Not right, it turns out! Because in this anthology we WOTers get an extra treat: not just an amazing anthology of stories from a kickass lineup of sf authors for a wonderful cause, but a glimpse into one of the untold stories from the final novel in the series, A Memory of Light.

“River of Souls” is, in Hollywood parlance, pretty much a DVD extra: a scene Brandon wrote for AMOL which was later cut for narrative story flow reasons.
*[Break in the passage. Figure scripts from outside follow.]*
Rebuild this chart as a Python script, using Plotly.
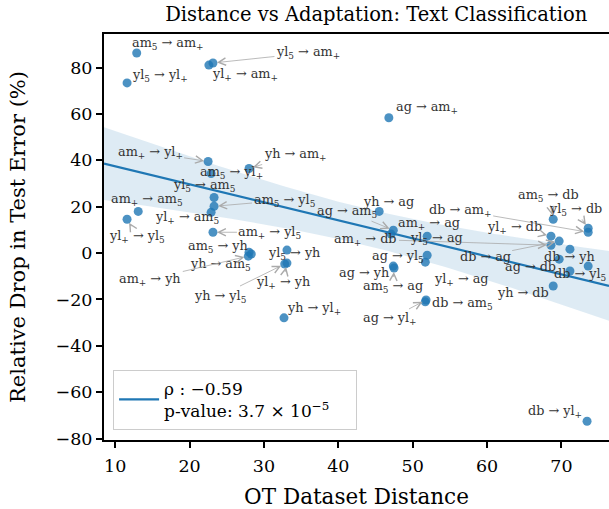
import numpy as np
import plotly.graph_objects as go

# ---- data ----
source = ["am5", "yl5", "yl+", "yl5", "ag", "am+", "am5", "yh", "yl5", "am5",
          "yl+", "am+", "yl+", "am+", "am5", "yh", "am+", "yl5", "yl+", "yh",
          "yh", "yh", "ag", "am+", "am+", "yl5", "ag", "yl+", "ag", "am5",
          "db", "ag", "am5", "yl5", "db", "yl+", "db", "db", "ag", "db",
          "db", "yh", "db"]
target = ["am+", "am+", "am+", "yl+", "am+", "yl+", "yl+", "am+", "am5", "yl5",
          "am5", "am5", "yl5", "yl5", "yh", "am5", "yh", "yh", "yh", "yl5",
          "yl+", "ag", "am5", "ag", "db", "ag", "yl5", "ag", "yh", "ag",
          "am5", "yl+", "db", "db", "am+", "db", "ag", "yh", "db", "yl5",
          "", "db", "yl+"]
ot_distance = [12.9, 23.15, 22.6, 11.6, 46.8, 22.5, 22.9, 28.0, 23.3, 23.3,
               22.9, 13.1, 11.6, 23.15, 28.0, 28.3, 27.9, 33.1, 33.1, 32.8,
               32.7, 45.5, 47.4, 47.1, 68.6, 51.95, 51.95, 51.7, 47.4, 47.5,
               51.7, 51.8, 68.9, 73.6, 73.6, 68.6, 69.7, 71.15, 69.7, 71.15,
               73.6, 68.9, 73.45]
error_drop = [86.3, 82.0, 81.1, 73.4, 58.4, 39.5, 34.3, 36.5, 24.0, 20.2,
              17.6, 18.0, 14.6, 9.0, 0.4, -0.4, -1.3, 1.3, -4.3, -4.7,
              -27.9, 18.0, 9.9, 8.2, 3.4, 7.3, -0.9, -3.9, -5.6, -6.4,
              -21.0, -20.2, 14.6, 10.7, 9.0, 7.3, 5.2, 1.7, -2.6, -7.7,
              -5.6, -14.2, -72.5]

rho_text = "ρ : −0.59"
pval_text = "p-value: 3.7 × 10<sup>−5</sup>"
x_ticks = [10, 20, 30, 40, 50, 60, 70]
y_ticks = [-80, -60, -40, -20, 0, 20, 40, 60, 80]

# label offsets (pixels, label centre relative to point)
label_dx = [31, 95, 36, 33, 38, -58, 20, 46, -10, 70,
            -24, 9, 10, 57, -31, -31, -98, 7, -4, -65,
            30, 9, -46, 38, -185, 9, -29, 36, -29, -1,
            37, -36, -5, -13, -128, -36, -74, 0, -29, 10,
            0, -30, -32]
label_dy = [-10, -10, 9, -7, -10, -9, -1, -14, -12, -6,
            5, -12, 17, 0, -6, 10, 23, 3, 19, 32,
            -9, -10, -19, -11, -6, 2, 1, 17, 6, 19,
            2, 19, -24, -19, -22, -9, 15, 7, 7, 4,
            0, 6, -10]

FONT = "DejaVu Serif"


def fmt(name):
    if name[-1] in "5+":
        return name[:-1] + "<sub>" + name[-1] + "</sub>"
    return name


x = np.array(ot_distance, dtype=float)
y = np.array(error_drop, dtype=float)
n = len(x)
slope, intercept = np.polyfit(x, y, 1)
x_range = [8.5, 76.4]
xs = np.linspace(x_range[0], x_range[1], 120)
yhat = intercept + slope * xs
resid = y - (intercept + slope * x)
s = np.sqrt(np.sum(resid ** 2) / (n - 2))
sxx = np.sum((x - x.mean()) ** 2)
half = 2.021 * s * np.sqrt(1.0 / n + (xs - x.mean()) ** 2 / sxx)

fig = go.Figure()
fig.add_trace(go.Scatter(
    x=np.concatenate([xs, xs[::-1]]),
    y=np.concatenate([yhat + half, (yhat - half)[::-1]]),
    fill="toself", fillcolor="rgba(31,119,180,0.15)",
    line=dict(width=0), hoverinfo="skip", showlegend=False))
fig.add_trace(go.Scatter(
    x=x, y=y, mode="markers",
    marker=dict(color="#1f77b4", opacity=0.8, size=9, line=dict(width=0)),
    showlegend=False))
fig.add_trace(go.Scatter(
    x=xs, y=yhat, mode="lines", line=dict(color="#1f77b4", width=2.2),
    name=rho_text + "<br>" + pval_text + "&nbsp;" * 4))

annotations = []
for sx, tx, xv, yv, dx, dy in zip(source, target, ot_distance, error_drop,
                                   label_dx, label_dy):
    if not tx:
        continue
    annotations.append(dict(
        x=xv, y=yv, xref="x", yref="y",
        text=fmt(sx) + " → " + fmt(tx),
        showarrow=True, ax=dx, ay=dy,
        arrowhead=5, arrowsize=1.8, arrowwidth=0.8, arrowcolor="#aaaaaa",
        standoff=4,
        font=dict(family=FONT, size=12.8, color="#333333")))

axis_common = dict(
    showline=True, linecolor="black", linewidth=2,
    ticks="outside", ticklen=6, tickwidth=1.5, tickcolor="black",
    showgrid=False, zeroline=False, automargin=False,
    tickfont=dict(family=FONT, size=17.5, color="black"),
)

fig.update_layout(
    width=609, height=509,
    margin=dict(l=104, r=0, t=34, b=69),
    plot_bgcolor="white", paper_bgcolor="white",
    title=dict(text="Distance vs Adaptation: Text Classification",
               xref="paper", x=0.539, xanchor="center",
               yref="container", y=0.972, yanchor="middle",
               font=dict(family=FONT, size=19.5, color="black")),
    xaxis=dict(range=x_range, tickvals=x_ticks, mirror=True,
               ticklabelstandoff=3,
               title=dict(text="OT Dataset Distance",
                          font=dict(family=FONT, size=21.5, color="black"),
                          standoff=15),
               **axis_common),
    yaxis=dict(range=[-80.6, 94.5], tickvals=y_ticks,
               title=dict(text="Relative Drop in Test Error (%)",
                          font=dict(family=FONT, size=21, color="black"),
                          standoff=24),
               **axis_common),
    legend=dict(x=0.018, y=0.025, xanchor="left", yanchor="bottom",
                bgcolor="rgba(255,255,255,0.85)", bordercolor="#cccccc",
                borderwidth=1, itemwidth=40,
                font=dict(family=FONT, size=17, color="black")),
    annotations=annotations,
)

fig.write_html("out.html",
               config={"displayModeBar": False},
               post_script="document.body.style.margin='0';"
                           "document.body.style.overflow='hidden';")
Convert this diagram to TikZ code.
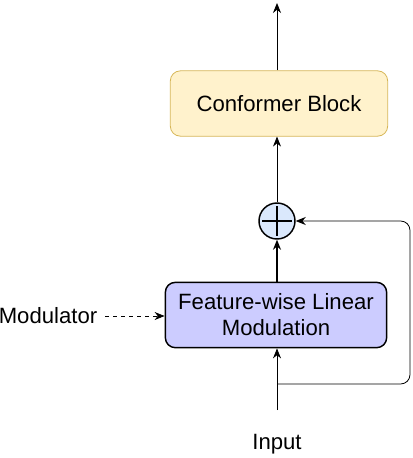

It is somewhat unfortunately true (as it generally is of “deleted scene” extras) that the story most likely will not make a lot of sense to someone who has not read the main series first, but if you have read the Wheel of Time, it is (in my opinion) a fascinating look into one aspect of what was going on “behind the scenes” of the main action of the story, concerning one of the most enigmatic and speculated-about characters of the entire series.

Many WOT fans already know to which character I am referring, of course (especially those of you who attended this year’s JordanCon, where Brandon spoke about it), but just in case you don’t, I ain’t gonna spoil you for who it is, yet. (I also suggest that you follow Brandon’s own suggestion in the foreword to the story, which was to read the story first and the foreword, er, afterward.)

I will tell you that it was, succinctly, hella cool to read, and is sure to generate some very interesting conversation among fans about what it says about this character, as well as what it implies about the larger universe of the Wheel of Time and the nature of its central conflict. There’s not much else I can say about the story that won’t spoil it, but I feel I am on very safe ground in stating that if you are a WOT fan, you are definitely going to want to read this—if only so that you can do what we do best and fight about it discuss it afterward.

And naturally, in my ongoing mission to aid in the madness reasoned debate, keep an eye out on Tor.com for my much more detailed and spoilery analysis of “River of Souls”, coming… um, at some point after the anthology is published. I’ll keep y’all updated on that as things develop.

And that is about the size of that, O my peeps. In conclusion, sez me, go ye forth and pre-order this anthology post haste, and thereby get your unexpected post-WOT WOT fix, as well as a host of other awesome stories, AND bask in the glow of knowing that by doing so you have helped your fellow SFF humans. Seriously, there is no bad here.

Cheers, and happy reading!


Leigh Butler is a writer, blogger, and unlicensed opinionator, who currently conducts The Wheel of Time Re-read and A Read of Ice and Fire on Tor.com. She lives in New Orleans, and twitches involuntarily at phrases like “co-pay” and “out-of-network.”